UH interjection oh, oops, gosh
VB verb, base form think
VBZ verb, 3rd person singular present she thinks
VBP verb, non-3rd person singular present I think
VBD verb, past tense they thought
VBN verb, past participle a sunken ship
VBG verb, gerund or present participle thinking is fun
WDT wh-determiner which, whatever, whichever
WP wh-pronoun, personal what, who, whom
WP$ wh-pronoun, possessive whose, whosever
WRB wh-adverb where, when
. punctuation mark, sentence closer .;?*
, punctuation mark, comma ,
: punctuation mark, colon :
( contextual separator, left paren (
) contextual separator, right paren )

Chunk tags

Chunk tags are assigned to groups of words that belong together (i.e. phrases). The most common phrases are the noun phrase (NP, for example the black cat) and the verb phrase (VP, for example is purring).

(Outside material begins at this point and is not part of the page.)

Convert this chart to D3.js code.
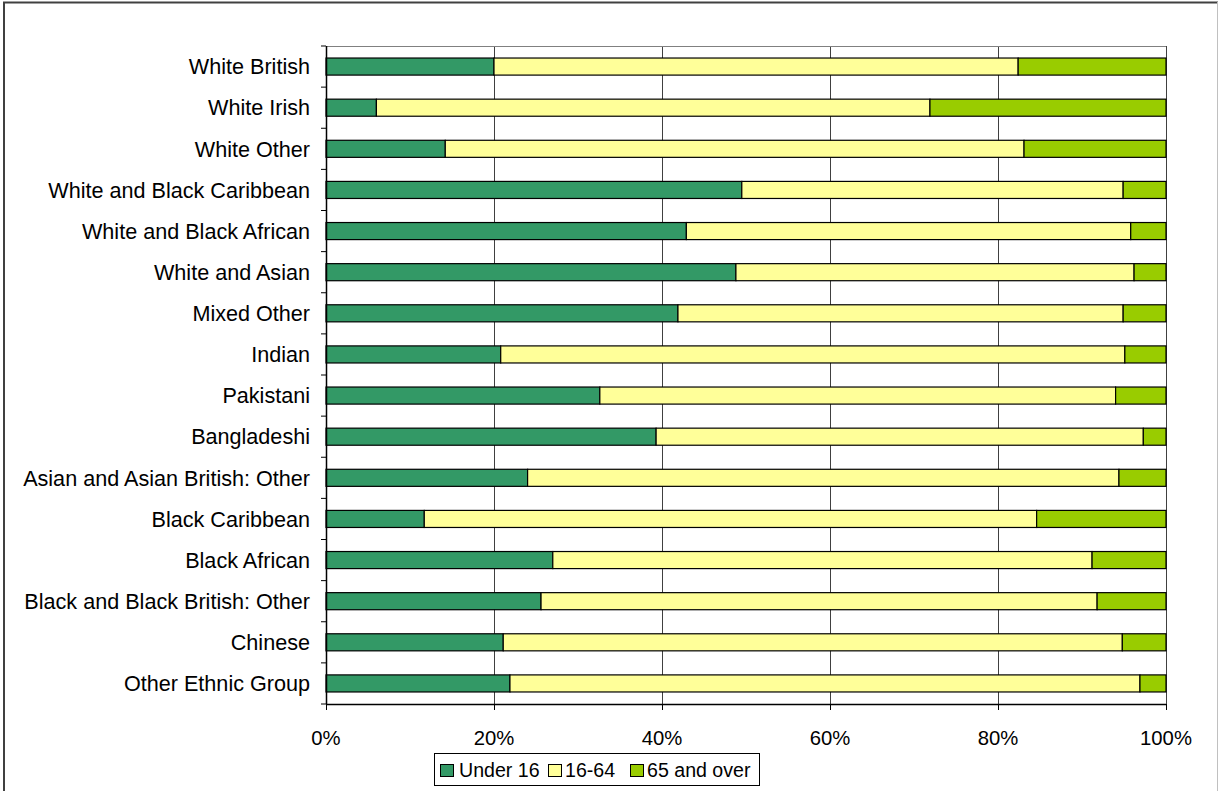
<!DOCTYPE html>
<html><head><meta charset="utf-8">
<script src="https://cdn.jsdelivr.net/npm/d3@7"></script>
<style>body{margin:0;background:#fff}svg{display:block}</style>
</head><body>
<script>
const categories = ["White British","White Irish","White Other","White and Black Caribbean","White and Black African","White and Asian","Mixed Other","Indian","Pakistani","Bangladeshi","Asian and Asian British: Other","Black Caribbean","Black African","Black and Black British: Other","Chinese","Other Ethnic Group"];
const under16 = [20.0,6.0,14.2,49.5,42.9,48.8,41.9,20.8,32.6,39.3,24.0,11.7,27.0,25.6,21.1,21.9];
const age16to64 = [62.4,65.9,68.9,45.4,52.9,47.4,53.0,74.3,61.4,58.0,70.4,72.9,64.2,66.2,73.7,75.0];
const over65 = [17.6,28.1,16.9,5.1,4.2,3.8,5.1,4.9,6.0,2.7,5.6,15.4,8.8,8.2,5.2,3.1];
const seriesNames = ["Under 16","16-64","65 and over"];
const seriesColors = ["#339966","#FFFF99","#99CC00"];
const xTicks = [0,20,40,60,80,100];

(function(){
const W=1219,H=791;
const FF="Liberation Sans, Arial, sans-serif";
const svg=d3.select("body").append("svg").attr("width",W).attr("height",H);
// outer frame
svg.append("line").attr("x1",3).attr("x2",1218).attr("y1",2.5).attr("y2",2.5).attr("stroke","#404040").attr("stroke-width",2);
svg.append("line").attr("x1",4).attr("x2",4).attr("y1",2).attr("y2",H).attr("stroke","#404040").attr("stroke-width",2);
svg.append("line").attr("x1",1217.5).attr("x2",1217.5).attr("y1",2).attr("y2",H).attr("stroke","#c0c0c0").attr("stroke-width",1);

const pl=326,pr=1166,pt=46,pb=704;
const x=d3.scaleLinear().domain([0,100]).range([pl,pr]);
const y=d3.scaleBand().domain(categories).range([pt,pb]).paddingInner(0.585).paddingOuter(0.2925);

const data=categories.map((c,i)=>({cat:c,"Under 16":under16[i],"16-64":age16to64[i],"65 and over":over65[i]}));
const stack=d3.stack().keys(seriesNames)(data);

// grid
svg.append("g").selectAll("line").data(xTicks.slice(1)).join("line")
 .attr("x1",d=>Math.round(x(d))+0.5).attr("x2",d=>Math.round(x(d))+0.5)
 .attr("y1",pt).attr("y2",pb).attr("stroke","#404040").attr("stroke-width",1);
svg.append("line").attr("x1",pl).attr("x2",pr).attr("y1",pt+0.5).attr("y2",pt+0.5).attr("stroke","#808080");

// bars
svg.append("g").selectAll("g").data(stack).join("g")
 .attr("fill",(d,i)=>seriesColors[i])
 .selectAll("rect").data(d=>d).join("rect")
 .attr("x",d=>x(d[0])).attr("width",d=>x(d[1])-x(d[0]))
 .attr("y",d=>y(d.data.cat)).attr("height",y.bandwidth())
 .attr("stroke","#000").attr("stroke-width",1.2);

// y axis
const yAxisBand=d3.scalePoint().domain(d3.range(categories.length+1)).range([pt,pb]);
svg.append("line").attr("x1",pl+0.5).attr("x2",pl+0.5).attr("y1",pt).attr("y2",pb).attr("stroke","#000").attr("stroke-width",1.5);
svg.append("g").selectAll("line").data(d3.range(categories.length+1)).join("line")
 .attr("x1",pl-5).attr("x2",pl).attr("y1",d=>yAxisBand(d)).attr("y2",d=>yAxisBand(d)).attr("stroke","#000");
svg.append("g").selectAll("text").data(categories).join("text")
 .attr("x",310).attr("y",d=>y(d)+y.bandwidth()/2).attr("dy","0.36em")
 .attr("text-anchor","end").attr("font-family",FF).attr("font-size",21.6).attr("fill","#000").text(d=>d);

// x axis
svg.append("line").attr("x1",pl).attr("x2",pr).attr("y1",pb+0.5).attr("y2",pb+0.5).attr("stroke","#000").attr("stroke-width",1.5);
svg.append("g").selectAll("line").data(xTicks).join("line")
 .attr("x1",d=>Math.round(x(d))+0.5).attr("x2",d=>Math.round(x(d))+0.5).attr("y1",pb).attr("y2",pb+6).attr("stroke","#000");
svg.append("g").selectAll("text").data(xTicks).join("text")
 .attr("x",d=>x(d)).attr("y",745).attr("text-anchor","middle")
 .attr("font-family",FF).attr("font-size",20.3).attr("fill","#000").text(d=>d+"%");

// legend
const lg=svg.append("g");
lg.append("rect").attr("x",434.5).attr("y",753.5).attr("width",325).attr("height",32).attr("fill","#fff").attr("stroke","#000");
const legX=[440.5,548.5,630.5];
const legTX=[459,565,647];
seriesNames.forEach((n,i)=>{
  lg.append("rect").attr("x",legX[i]).attr("y",764.5).attr("width",13).attr("height",12).attr("fill",seriesColors[i]).attr("stroke","#000");
  lg.append("text").attr("x",legTX[i]).attr("y",777).attr("font-family",FF).attr("font-size",19.6).attr("fill","#000").text(n);
});
})();
</script>
</body></html>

Tag Description Words Example %
NP noun phrase  DT+RB+JJ+NN + PR the strange bird  51
PP prepositional phrase TO+IN in between  19
VP  verb phrase  RB+MD+VB  was looking
ADVP adverb phrase RB also
ADJP adjective phrase  CC+RB+JJ warm and cosy  3
SBAR subordinating conjunction  IN whether or not
PRT particle RP up the stairs  1
INTJ interjection UH hello

The IOB prefix marks whether a word is inside or outside of a chunk.

Tag Description
I- inside the chunk
B- inside the chunk, preceding word is part of a different chunk
O not part of a chunk

A prepositional noun phrase (PNP) is a group of chunks starting with a preposition (PP) followed by noun phrases (NP), for example: under the table.

Tag Description Chunks Example
PNP prepositional noun phrase PP+NP as of today

Relation tags

Relations tags describe the relation between different chunks, and clarify the role of a chunk in that relation. The most common roles in a sentence are SBJ (subject noun phrase) and OBJ (object noun phrase). They link NP to VP chunks. The subject of a sentence is the person, thing, place or idea that is doing or being something. The object of a sentence is the person/thing affected by the action.

Tag Description Chunks Example %
-SBJ sentence subject NP the cat sat on the mat
-OBJ sentence object NP+SBAR the cat grabs the fish
-PRD predicate PP+NP+ADJP the cat feels warm and fuzzy
-TMP temporal  PP+NP+ADVP arrive at noon
-CLR closely related PP+NP+ADVP work as a researcher
-LOC location  PP  live in Belgium
-DIR  direction PP walk towards the door
-EXT extent PP+NP drop 10 %
-PRP purpose PP+SBAR die as a result of

Anchor tags

Anchor tags describe how prepositional noun phrases (PNP) are attached to other chunks in the sentence. For example, in the sentence, I eat pizza with a fork, the anchor of with a fork is eat because it answers the question: "In what way do I eat?"

Tag Description Example
A1 anchor chunks that corresponds to P1 eat with a fork
P1 PNP that corresponds to A1 eat with a fork


Occurence estimate

The given percentages for chunk and relations tags are based on tenfold cross validation on sections 10 to 19 of the WSJ Corpus of the Penn Treebank II by Sabine Buchholz, from which we derived a rough indication. The estimate means that if a 100 chunk tags are found, about 50 would be NP tags and 35 would have a SBJ relation tag. About 30 of the chunks would be tagged as NP-SBJ, and 15 as NP-OBJ

Reference: Buchholz, S. (2002). Memory-Based Grammatical Relation Finding. ILK, Tilburg University.